— Se estivesse no nível normal, eu não estaria caminhando aqui. A média é de um a dois metros. Eu navegava por aqui — lamenta o pescador Marcelo Araujo da Silva, enquanto caminha em meio ao Guaíba, com a água na altura da canela e tendo o Cais Mauá ao fundo.
O verão com altas temperaturas e pouca chuva tem alterado o nível das águas que banham cinco municípios da Região Metropolitana. Bancos de areia — formados por vento, correntes e assoreamento — agora estão visíveis, revelando ilhotas de lama e afetando a vida daqueles que vivenciam o lago.
Na manhã desta sexta-feira (21), por volta das 9h15min, medição feita próxima ao Cais Mauá apontou que o nível do Guaíba estava em 83 centímetros. Há uma semana, a água estava em 11 centímetros no mesmo ponto — o mais baixo nível desde o início da medição no local, em 2015.
Os números são bem inferiores na comparação à média do local, que fica entre 1,2 metro e 1,4 metro ao longo do ano, conforme a Secretaria Estadual de Meio Ambiente, que monitora diariamente o nível do lago. A profundidade só não é menor por conta do vento sul, que reteve a água do Guaíba nos últimos dias.
O que as réguas mostram em números, pescadores e esportistas sentem no dia-a-dia.
A pesca, por exemplo, é diretamente afetada pela baixa no nível do lago. Como as áreas com pouca água são mais rasas, e os peixes preferem locais de maior profundidade, pescadores precisam lançar redes em outros locais para conseguir o sustento.
— (O nível mais baixo) Interfere na nossa pesca, dá menos peixe. Antes pescava de 50 a 60 quilos. Agora, a gente pesca entre 15 e 20 quilos. Nunca pensei em andar por aqui. Acho que é por causa do aquecimento (global) — diz Silva, morador da Ilha da Pintada.
Com a baixa profundidade, os pescadores precisam se esforçar mais para encontrar peixes. Presidente da Colônia de Pescadores Z5, da Ilha da Pintada, Gilmar da Silva Coelho afirma que os trabalhadores se arriscam entrando, inclusive, em rota de navios.
— A gente coloca as redes em mais de 10 pontos. Mas, como tem pouca água, tem que ir mais fundo, mais perto do canal de navegação, para colocar as redes. É mais tempo para colocar, mais combustível, mais insumo gasto. É um risco. Ainda não preocupa, mas estamos atentos à oferta de peixe para a Semana Santa — conta.
Apesar disso, Gilmar frisa que ainda não há problemas na navegação aos pescadores, que já estão habituados às rotas e conhecem os bancos de areia.
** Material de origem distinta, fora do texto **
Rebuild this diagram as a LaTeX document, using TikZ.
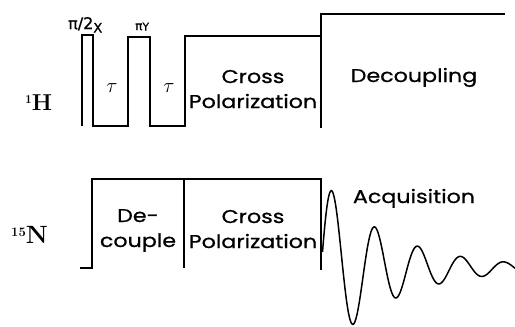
\documentclass[tikz,border=0pt]{standalone}
\usepackage{fontspec}
\setmainfont{Poppins}[FakeStretch=1.2, FakeBold=0.8]
\newfontfamily\gk{DejaVu Sans}[FakeBold=0.8]
\newfontfamily\serifb{Latin Modern Roman}
\begin{document}
\begin{tikzpicture}[x=1pt,y=-1pt,
  wave/.style={line width=1.6pt, line join=miter},
  lbl/.style={font=\fontsize{18.5}{25}\selectfont, align=center, inner sep=0pt, anchor=base},
  nuc/.style={font=\serifb\bfseries\fontsize{23}{23}\selectfont, inner sep=0pt, anchor=base west},
  tau/.style={font=\fontsize{21}{21}\selectfont, inner sep=0pt}]
\useasboundingbox (0,0) rectangle (515,327);
% 1H channel
\coordinate (h0) at (82,126);
\coordinate (h1) at (82,35);
\coordinate (h2) at (93,35);
\coordinate (h3) at (93,126);
\coordinate (h4) at (128,126);
\coordinate (h5) at (128,37);
\coordinate (h6) at (150,37);
\coordinate (h7) at (150,126);
\coordinate (h8) at (185,126);
\coordinate (h9) at (185,36);
\coordinate (h10) at (321,36);
\coordinate (h11) at (321,128);
\coordinate (h12) at (321,14);
\coordinate (h13) at (505,14);
\draw[wave] (h0) -- (h1) -- (h2) -- (h3) -- (h4) -- (h5) -- (h6) -- (h7) -- (h8) -- (h9) -- (h10);
\draw[wave] (h11) -- (h12) -- (h13);
% 15N channel
\coordinate (n0) at (80,268);
\coordinate (n1) at (92,268);
\coordinate (n2) at (92,179);
\coordinate (n3) at (321,179);
\coordinate (n4) at (321,270);
\coordinate (n5) at (184,179);
\coordinate (n6) at (184,268);
\draw[wave] (n0) -- (n1) -- (n2) -- (n3) -- (n4);
\draw[wave] (n5) -- (n6);
\draw[line width=1.5pt] plot[smooth, domain=-9.5:183, samples=220] ({\x+332}, {268 - 77*exp(-\x/68)*cos(8.3721*\x)});
% labels
\node[nuc] (H) at (25,110) {\raisebox{0.6ex}{\fontsize{12}{12}\selectfont 1}H};
\node[nuc, font=\serifb\bfseries\fontsize{25}{25}\selectfont] (N) at (11,243) {\raisebox{0.55ex}{\fontsize{13}{13}\selectfont 15}N};
\node[inner sep=0pt, anchor=base west, font=\gk\fontsize{16}{16}\selectfont] (p2) at (68,29) {π/2\raisebox{-0.4ex}{\fontsize{13}{13}\selectfont X}};
\node[inner sep=0pt, anchor=base west, font=\gk\fontsize{12}{12}\selectfont] (py) at (135,30) {π\raisebox{-0.1ex}{\fontsize{11}{11}\selectfont Y}};
\node[tau] (t1) at (112,88) {$\tau$};
\node[tau] (t2) at (169,88) {$\tau$};
\node[lbl] (cph) at (253,108) {Cross\\Polarization};
\node[lbl] (dec) at (414,82) {Decoupling};
\node[lbl] (decN) at (138,247) {De-\\couple};
\node[lbl] (cpn) at (253,248) {Cross\\Polarization};
\node[lbl] (acq) at (414,203) {Acquisition};
\end{tikzpicture}
\end{document}
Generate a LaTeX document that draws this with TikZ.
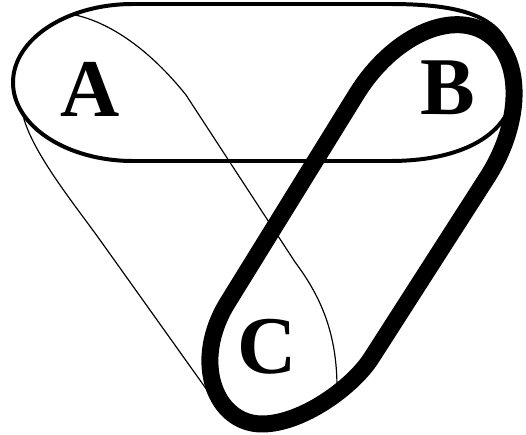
\documentclass[tikz,border=0pt]{standalone}
\usepackage{fontspec}
\setmainfont{Liberation Serif}
\usepackage{tikz}

\begin{document}
\begin{tikzpicture}[
  x=0.03cm, y=0.03cm,
  thinline/.style={draw, line width=1pt},
  midline/.style={draw, line width=3.4pt},
  thickline/.style={draw, line width=14.5pt, line join=round},
  lbl/.style={inner sep=0pt, font=\fontsize{70}{70}\selectfont\bfseries}
]
\useasboundingbox (0,0) rectangle (526,434);
\coordinate (capA) at (133,351.5);

\draw[thinline] ([shift={(capA)}]120:120 and 78.5) .. controls (110,412) and (150,384) .. (186,339)
  -- (295,172) .. controls (322,136) and (337,99) .. (337,46)
  .. controls (320,19) and (295,10) .. (262,10)
  .. controls (228,10) and (212,29) .. (207,44)
  -- (100,194) .. controls (75,229) and (30,284) .. ([shift={(capA)}]203:120 and 78.5)
  arc[start angle=203, end angle=120, x radius=120, y radius=78.5];

\draw[midline] (133,430) -- (390,430) .. controls (492,430) and (514,404) .. (514,349)
  .. controls (514,305) and (470,273) .. (390,273) -- (133,273)
  arc[start angle=270, end angle=90, x radius=120, y radius=78.5] -- cycle;

\draw[thickline] (356.95,340.6) .. controls (392.08,396.82) and (449.96,424) .. (486.25,401.3)
  .. controls (522.54,378.6) and (523.48,314.62) .. (488.35,258.4)
  -- (372,77) .. controls (353.5,47.3) and (302,10) .. (262,10)
  .. controls (215,10) and (190.9,72.6) .. (228,132) -- cycle;

\node[lbl] (la) at (90,345) {A};
\node[lbl] (lb) at (448,346) {B};
\node[lbl] (lc) at (267,87) {C};
\end{tikzpicture}
\end{document}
Já para a prática esportiva, o nível do Guaíba provoca alterações na rotina de treinamentos.
Os praticantes de remo, por exemplo, ouvem e sentem quando estão em áreas mais rasas. Ao passarem por locais com pouca profundidade, as pás atingem bancos de areia e o casco raspa nas áreas assoreadas.
— Quando o Guaíba está baixo, fazemos a volta da Ilha do Pavão. Tem uma curva em que a gente bate o remo nos bancos de areia. Em alguns pontos, a gente passa remando, raspa o barco e a gente sente. Incomoda um pouco, mas a gente se acostuma. Temos que remar mais no fundo, mas tentamos evitar a rota dos navios — disse o remador Igor Ioshua Porto Batista, atleta do Clube de Regatas Vasco da Gama.
Para a navegação, contudo, o atual nível do Guaíba não representa problemas. Segundo o diretor de Portos Interiores, Bruno Almeida, navios comerciais seguem rotas cartográficas específicas e não passam por áreas assoreadas.
— As embarcações têm um calado (profundidade do barco abaixo da linha da água) de cerca de 5,2 metros, e o canal tem profundidade de cerca de 6 metros. Como eles trafegam em rotas sempre conhecidas e monitoradas, não há problemas para a navegação comercial — afirmou.
Já as chamadas embarcações de lazer, como lanchas, iates e jet skis, correm risco em áreas mais próximas da costa. Apesar do calado ser pequeno, a Capitania dos Portos de Porto Alegre destaca que qualquer pessoa que vá utilizar embarcações busque se informar antes de navegar.
— Planejar antes de sair e verificar as condições. Isso pode ser feito nos clubes e marinas. Locais que normalmente são rasos têm ainda menos água. Essa informação, para quem anda de jet ski ou veleja é importante — disse o comandante Rafael Santos, capitão dos portos de Porto Alegre.
Procurado por GaúchaZH, o Departamento Municipal de Água e Esgoto (Dmae) informou que o atual nível do Guaíba não afeta o abastecimento de água na Capital.